Newfoundland/Labrador: Day 25: Leaving Newfoundland
As I sit in the colorful lounge of the luxury ferry “Atlantic Vision” carrying me on a 16-hour, non-WiFi-equipped voyage from Argentia, Newfoundland, to North Sydney, Nova Scotia, and the mainland, I see the rocky shores of Newfoundland receding into the foggy distance like a vision slowly disintegrating. Soon we’ll be out of sight of land completely and the sun will set over the westward-pointed bow of the ship and into the ocean.
Two weeks ago I drove off another ferry at Port aux Basques, Newfoundland, headed into a 16-day adventure I had anticipated for six months, not knowing exactly what to expect but expecting something out of the ordinary. Indeed, the last two weeks has been “out of the ordinary.” If I didn’t already have a second home in North Carolina, Newfoundland would be high on my list of potential summer retreats.
Those who follow my digital scribblings during the days since I rolled out of Maggie Valley on my way to the northern adventure have no doubt dectected my growing fondness for the land and the people of this rugged island and its neighbor separated by the chill waters of the Labrador Straits.

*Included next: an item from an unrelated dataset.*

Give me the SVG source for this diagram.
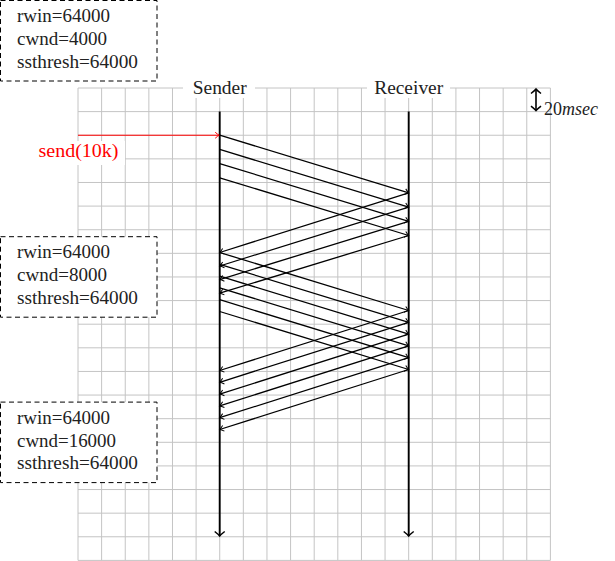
<svg xmlns="http://www.w3.org/2000/svg" width="615" height="561" viewBox="0 0 615 561">
<style>
.grid{fill:none;stroke:#c4c4c4;stroke-width:1}
.tl{fill:none;stroke:#000;stroke-width:1.9}
.msg{fill:none;stroke:#000;stroke-width:1.3;marker-end:url(#tip)}
.lbl{font-family:"Liberation Serif","Times New Roman",serif;font-size:18px;fill:#222}
.box{fill:#fff;stroke:#000;stroke-width:1;stroke-dasharray:5 3.5}
.bg{fill:#fff;stroke:none}
</style>
<defs>
<marker id="tip" viewBox="-6 -5 8 10" refX="0" refY="0" markerWidth="8" markerHeight="10" markerUnits="userSpaceOnUse" orient="auto">
<path d="M-4,-3 Q-1.5,-0.8 0,0 Q-1.5,0.8 -4,3" fill="none" stroke="#000" stroke-width="1"/>
</marker>
<marker id="tipred" viewBox="-6 -5 8 10" refX="0" refY="0" markerWidth="8" markerHeight="10" markerUnits="userSpaceOnUse" orient="auto">
<path d="M-4,-3 Q-1.5,-0.8 0,0 Q-1.5,0.8 -4,3" fill="none" stroke="#f00" stroke-width="1"/>
</marker>
<marker id="big" viewBox="-7 -7 9 14" refX="0" refY="0" markerWidth="9" markerHeight="14" markerUnits="userSpaceOnUse" orient="auto-start-reverse">
<path d="M-4.5,-5 Q-1.5,-1.2 0,0 Q-1.5,1.2 -4.5,5" fill="none" stroke="#000" stroke-width="1.5"/>
</marker>
</defs>

<g id="grid">
<path class="grid" d="M78,88V560.4M101.62,88V560.4M125.24,88V560.4M148.86,88V560.4M172.48,88V560.4M196.1,88V560.4M219.72,88V560.4M243.34,88V560.4M266.96,88V560.4M290.58,88V560.4M314.2,88V560.4M337.82,88V560.4M361.44,88V560.4M385.06,88V560.4M408.68,88V560.4M432.3,88V560.4M455.92,88V560.4M479.54,88V560.4M503.16,88V560.4M526.78,88V560.4M550.4,88V560.4
M78,88H550.4M78,111.62H550.4M78,135.24H550.4M78,158.86H550.4M78,182.48H550.4M78,206.1H550.4M78,229.72H550.4M78,253.34H550.4M78,276.96H550.4M78,300.58H550.4M78,324.2H550.4M78,347.82H550.4M78,371.44H550.4M78,395.06H550.4M78,418.68H550.4M78,442.3H550.4M78,465.92H550.4M78,489.54H550.4M78,513.16H550.4M78,536.78H550.4M78,560.4H550.4"/>
</g>

<g id="sender">
<rect class="bg" x="183" y="78" width="72" height="20"/>
<text class="lbl" x="219.7" y="94" text-anchor="middle" textLength="54" lengthAdjust="spacingAndGlyphs">Sender</text>
<path class="tl" d="M219.7,111.6V536" marker-end="url(#big)"/>
</g>

<g id="receiver">
<rect class="bg" x="367" y="78" width="83" height="20"/>
<text class="lbl" x="408.7" y="94" text-anchor="middle" textLength="69" lengthAdjust="spacingAndGlyphs">Receiver</text>
<path class="tl" d="M408.7,111.6V536" marker-end="url(#big)"/>
</g>

<g id="scale">
<path d="M536,89V110.6" fill="none" stroke="#000" stroke-width="1.6" marker-start="url(#big)" marker-end="url(#big)"/>
<text class="lbl" x="544" y="114.5">20<tspan font-style="italic">msec</tspan></text>
</g>

<g id="send">
<rect class="bg" x="33" y="141" width="92" height="24"/>
<text class="lbl" x="78.5" y="157" text-anchor="middle" style="fill:#f00" textLength="80" lengthAdjust="spacingAndGlyphs">send(10k)</text>
</g>

<g id="connectors">
<path d="M78,135.24H219.2" fill="none" stroke="#f00" stroke-width="1" marker-end="url(#tipred)"/>
<path class="msg" d="M219.7,135.2L408.7,192.9"/>
<path class="msg" d="M219.7,149.4L408.7,207.1"/>
<path class="msg" d="M219.7,163.6L408.7,221.3"/>
<path class="msg" d="M219.7,177.8L408.7,235.5"/>
<path class="msg" d="M408.7,192.9L219.7,252.5"/>
<path class="msg" d="M408.7,207.1L219.7,266.0"/>
<path class="msg" d="M408.7,221.3L219.7,279.6"/>
<path class="msg" d="M408.7,235.5L219.7,293.2"/>
<path class="msg" d="M219.7,252.5L408.7,310.5"/>
<path class="msg" d="M219.7,264.3L408.7,322.3"/>
<path class="msg" d="M219.7,276.1L408.7,334.1"/>
<path class="msg" d="M219.7,287.9L408.7,345.9"/>
<path class="msg" d="M219.7,299.7L408.7,357.7"/>
<path class="msg" d="M219.7,311.5L408.7,369.5"/>
<path class="msg" d="M408.7,310.5L219.7,370.5"/>
<path class="msg" d="M408.7,322.3L219.7,382.3"/>
<path class="msg" d="M408.7,334.1L219.7,394.1"/>
<path class="msg" d="M408.7,345.9L219.7,405.9"/>
<path class="msg" d="M408.7,357.7L219.7,417.7"/>
<path class="msg" d="M408.7,369.5L219.7,429.5"/>
</g>

<g id="state1">
<rect class="box" x="0.5" y="0.5" width="156.5" height="80.5"/>
<text class="lbl" x="17" y="22.3" textLength="93" lengthAdjust="spacingAndGlyphs">rwin=64000</text>
<text class="lbl" x="17" y="45" textLength="90" lengthAdjust="spacingAndGlyphs">cwnd=4000</text>
<text class="lbl" x="17" y="67.9" textLength="121" lengthAdjust="spacingAndGlyphs">ssthresh=64000</text>
</g>

<g id="state2">
<rect class="box" x="0.5" y="236.7" width="156.5" height="80.5"/>
<text class="lbl" x="17" y="258.4" textLength="93" lengthAdjust="spacingAndGlyphs">rwin=64000</text>
<text class="lbl" x="17" y="281.3" textLength="90" lengthAdjust="spacingAndGlyphs">cwnd=8000</text>
<text class="lbl" x="17" y="304.1" textLength="121" lengthAdjust="spacingAndGlyphs">ssthresh=64000</text>
</g>

<g id="state3">
<rect class="box" x="0.5" y="402.1" width="156.5" height="80.5"/>
<text class="lbl" x="17" y="423.8" textLength="93" lengthAdjust="spacingAndGlyphs">rwin=64000</text>
<text class="lbl" x="17" y="446.6" textLength="99" lengthAdjust="spacingAndGlyphs">cwnd=16000</text>
<text class="lbl" x="17" y="469.4" textLength="121" lengthAdjust="spacingAndGlyphs">ssthresh=64000</text>
</g>
</svg>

The island I see fading behind me doesn’t have the mountains of Colorado or British Columbia. It doesn’t have the glaciers of Montana or Alberta. It doesn’t have the vastness of Alaska or the wild rushing melt-water rivers of the Yukon. But it has a starkly unique shape, structure, and topography created hundreds of millions of years ago that ended up attached to North America in a twist of fractured-earth fate. It has a prehistory going back thousands of years when the first nomadic residents followed the fish and the seals and left behind tantilizing archaeological clues to their disappeared cultures. It has a history that reaches deep into Europe’s past when the Nordic Vikings first landed in the New World more than a thousand years ago. It has a modern history that begins with the earliest 16th century English, French, Portuguese and Dutch voyages of exploration and settlement. It has a rich ethnic history that lives today in its place names, its songs and its languages.
Looking out the window as I write, I can still see the fog-shrouded land, stretching its rocky beaches into the sea. But I can’t see what I will miss most: the people. The B&B mistress in Twillingate who started every day for me with “Good mornin’ m’ love. Fine day for a ride, eh?” The knowledgable interpreters at historic and geologic sites who graciously made time for my endless questions and led me to a better understanding of their island home and its residents. Mitch and Daniel, my young kayak guides whose paddlng commentary added to the aquatic adventure. Sisters Margaret and Anita and their friends who made me feel at home in Tors Cove at their rollicking “kitchen party” and whose stories of their childhood helped color the canvas of my experience here. The people of the villages of Fonteau and Red Bay in Labrador who made me part of their Canada Day celebrations and shared their traditions and their community with a stranger.
I will come back some day and ride the crater-pocked asphalt strips that pass for roads (I exagerate, but not by much). I will come back to see parts of the island I didn’t see and hike trails I didn’t hike. I will come back to find a real moose outside a fence. I will come back to watch the whales chase capelin in the deep blue bays and coves that define this island. I will come back to learn more of the history and the pre-history of this amazing land. But what will draw me back the most are the gracious, friendly, generous, hardy, rugged, honest people who proudly call themselves Newfoundlanders. They are a special breed.
Today’s ride to the ferry from my final B&B in Tors Cove meant suiting up from the beginning in rain gear and heated jacket. Not heavy rain and not real cold, but wet enough and cool enough to use the gear I’ve lugged around for three weeks. I rode another loop, this one the 125-mile “Cape Shore Loop” that took me ultimately to Argentia and the ferry. Several stops along the way appealed to me but I only had time for one stop if I wanted to make it to the ferry on time.
At the tip of Cape St. Mary (I think everything in Avalon is named for a Saint) is an ecological preserve that contains one of the largest collections of dozens of species of sea birds on the island, and the largest collection of one particular bird: The Gannet. The ranger at the visitor’s center assured me I would be able to see the birds through the grey fog that covered everything except the sound of the fog horn at the nearby lighthouse. So I hiked the mile-long, sheep-poop covered path along the 200 feet high cliffs (that had no fence or guardrail anywhere!) to Bird Rock. Oh yeah, I could see them. Thousands of them. Covering almost every inch of a large rock (small island?) next to the cliffs. The fog made taking pictures difficult but I managed to get a couple. I’m not a birder, but I have to admit seeing–and hearing–that many birds landing, sitting, taking off, soaring, chasing was pretty cool and the hour-and-a-half detour was worth the time.
When I booked the ferry, the website indicated WiFi was available, but they have sinced changed their policy. Because I don’t have wifi on the ferry, this will get posted sometime tomorrow as I travel through Nova Scotia.
Watch our for golden opportunities that enrich your lives and I’ll do the same.